Sankoff published his first paper in 1963 while he was an undergraduate student in Mathematics at McGill University. Starting with his doctoral research, he developed mathematical formulations to a number of pivotal concepts in socio- and historical linguistics, including glottochronology, variable rules analysis (with Henrietta Cedergren), the linguistic marketplace and code switching.

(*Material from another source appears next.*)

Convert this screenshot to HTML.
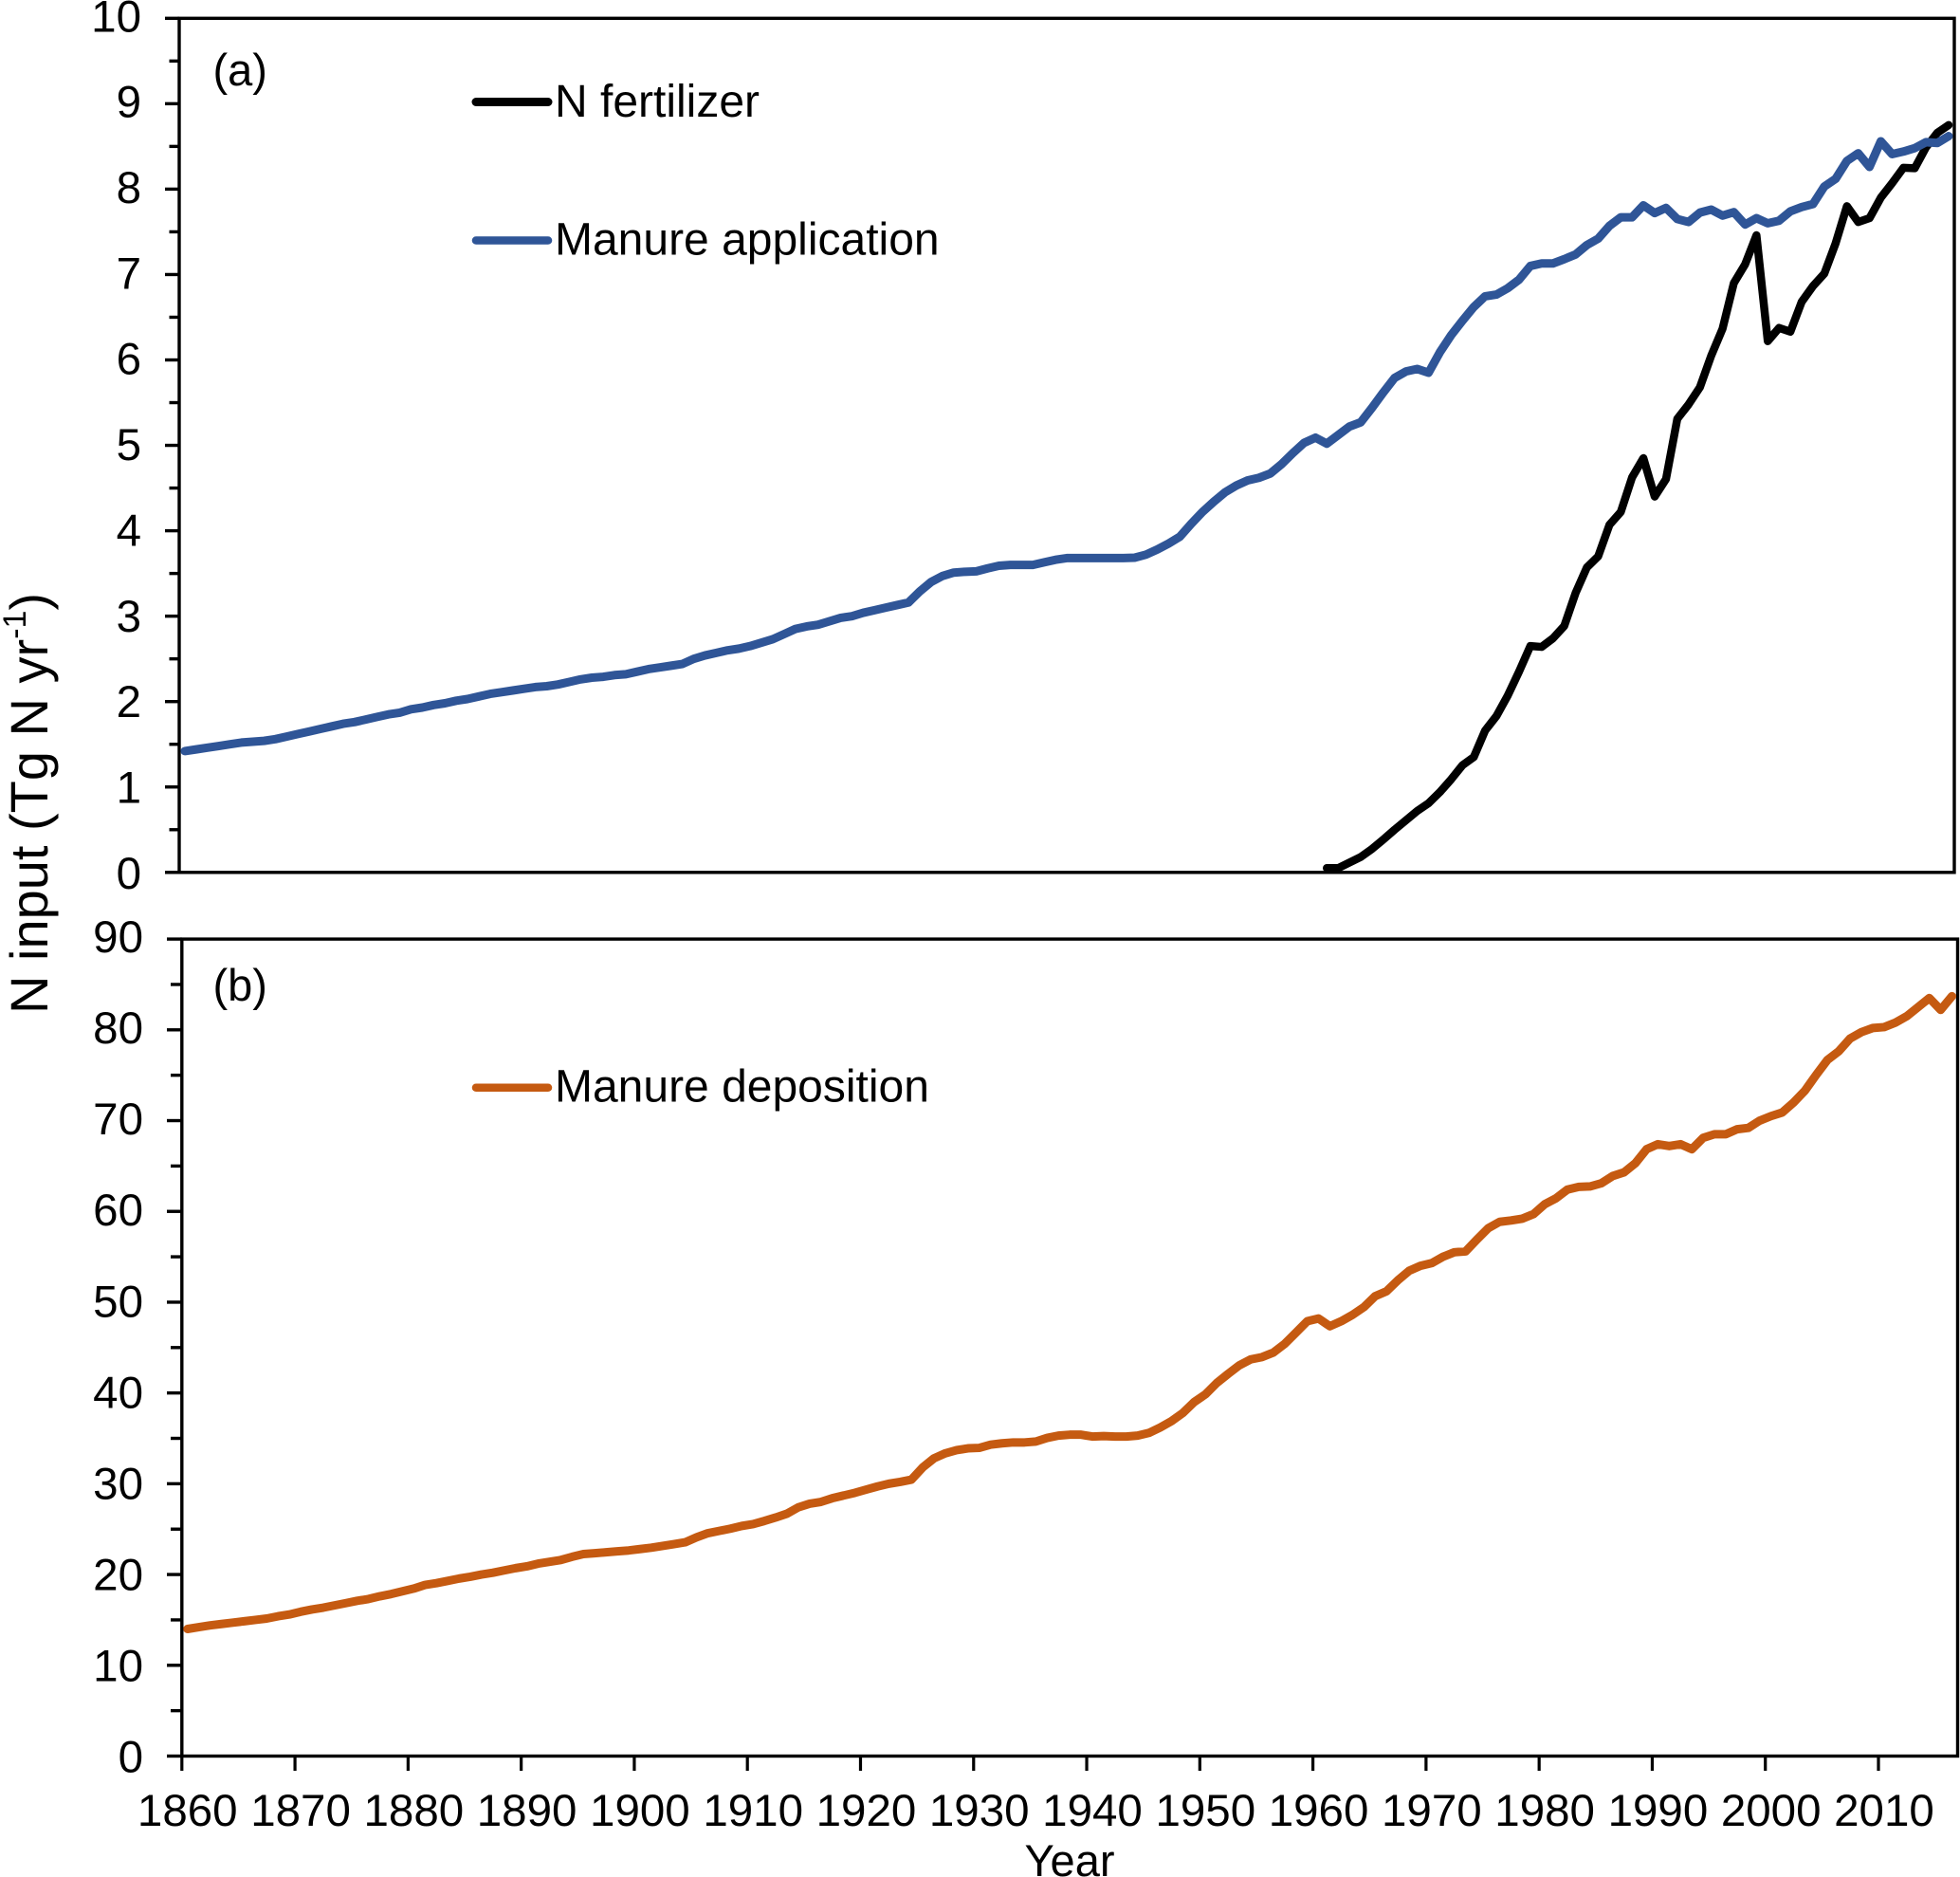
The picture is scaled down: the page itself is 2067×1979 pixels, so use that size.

After completing his Ph.D. in Mathematics, Sankoff began his academic career at the University of Montreal in 1969. In 1971, Sankoff became interested in molecular sequence comparison and devised the first quadratic-time variant of the Needleman-Wunsch algorithm for pairwise sequence alignment. In 1973, Sankoff and Robert Cedergren developed a joint estimation method for phylogeny and multiple sequence alignment of 5S ribosomal RNA, laying the algorithmic foundations of comparative genomics. In 1975, Sankoff and Václav Chvátal studied the behavior of the longest common subsequence problem on random inputs; the constants of proportionality arising in this study have come to be known as the Chvátal–Sankoff constants. In 1980, Robert Cedergen and David Sankoff created the first research group in bioinformatics at the University of Montreal. Sankoff's work in bioinformatics addresses RNA secondary structure, genome rearrangements, sequence alignment, genome evolution and phylogenetics.